If the universe was sending me a message (via those students, instead of Marley and three ghosts), it was not quite finished. A first-year student immediately replaced his shadow in the door frame.
"I really liked the sound of that program you talked about in class yesterday," she said.
The college was introducing a new program for sophomores that would provide them with special opportunities for housing and academic experiences. "If you're interested," I told her, "I will be happy to nominate you. I think you would be a perfect fit for it." She was interested. We talked for another minute or two, and she dashed off to class.
And I closed up those job ads.
The semester's break has arrived for most of us, and I share this story simply as a reminder to myself and to all of those, including my wife, who have ever felt weary and frustrated at the end of a grading period, wondering whether we make a difference: We have the potential to affect the lives of our students in more ways than we sometimes realize.
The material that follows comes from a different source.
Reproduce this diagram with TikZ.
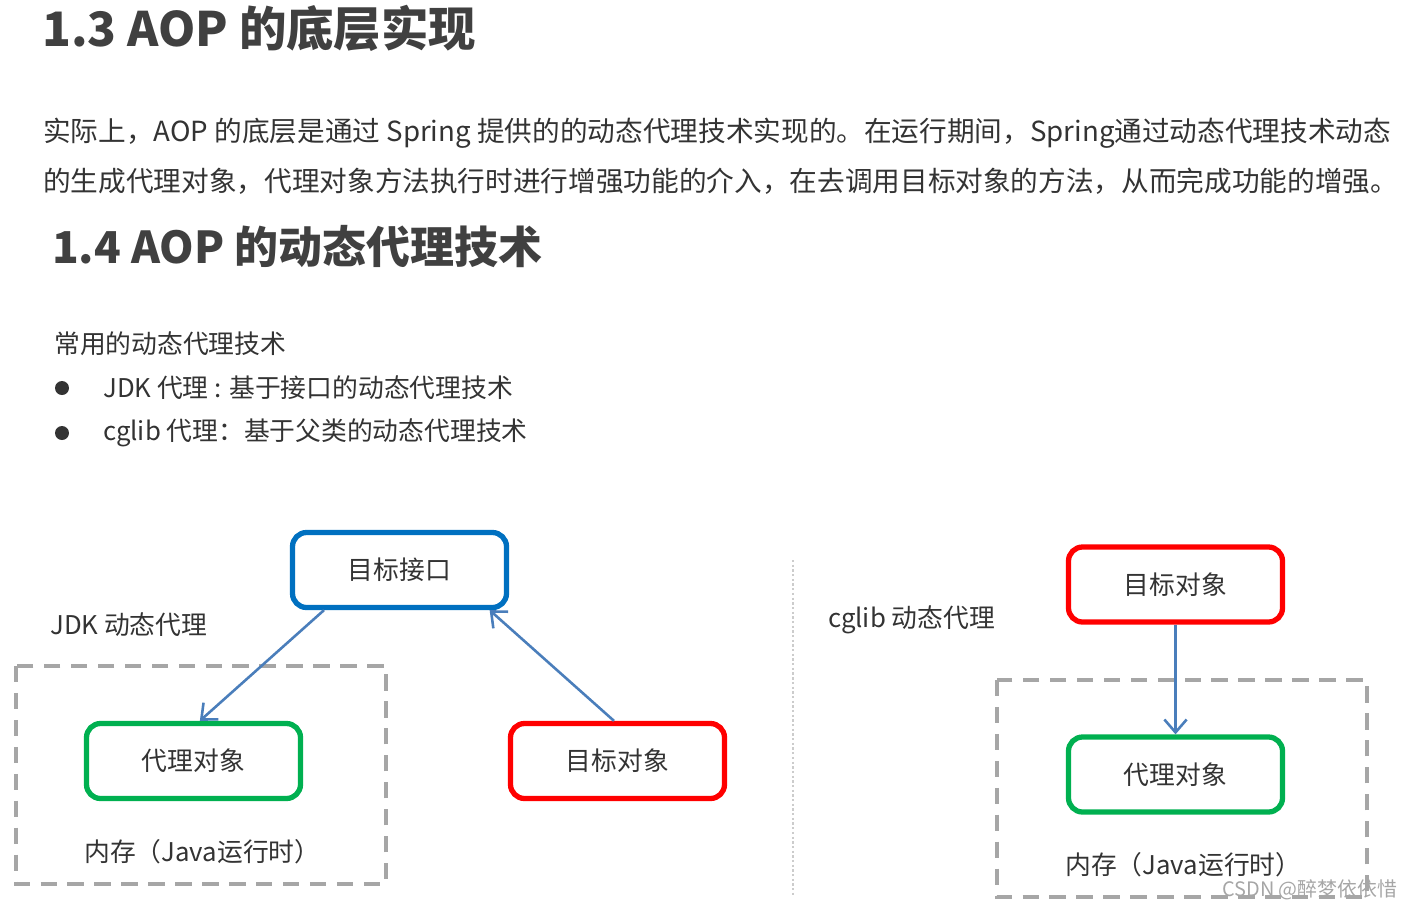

Each of those four students I spoke with that morning had, at one time, been a blank face sitting in a desk in my classroom. Each of them had written papers that lay in stacks on my desk, standing in the way of my own writing or time with my family. But in the course of our semester together, something had changed for the better in our relationship. That change doesn't happen with every student, for sure, and it may not even happen in the first course I have with a student. But when it does, it makes a difference—to me, to them, and perhaps even to the world.
It doesn't take much to lose sight of that during the sprint to each semester's finish line. The race starts up again in a few weeks. Happy holidays to my fellow teachers, and enjoy your break if you have one. They'll be back before we know it.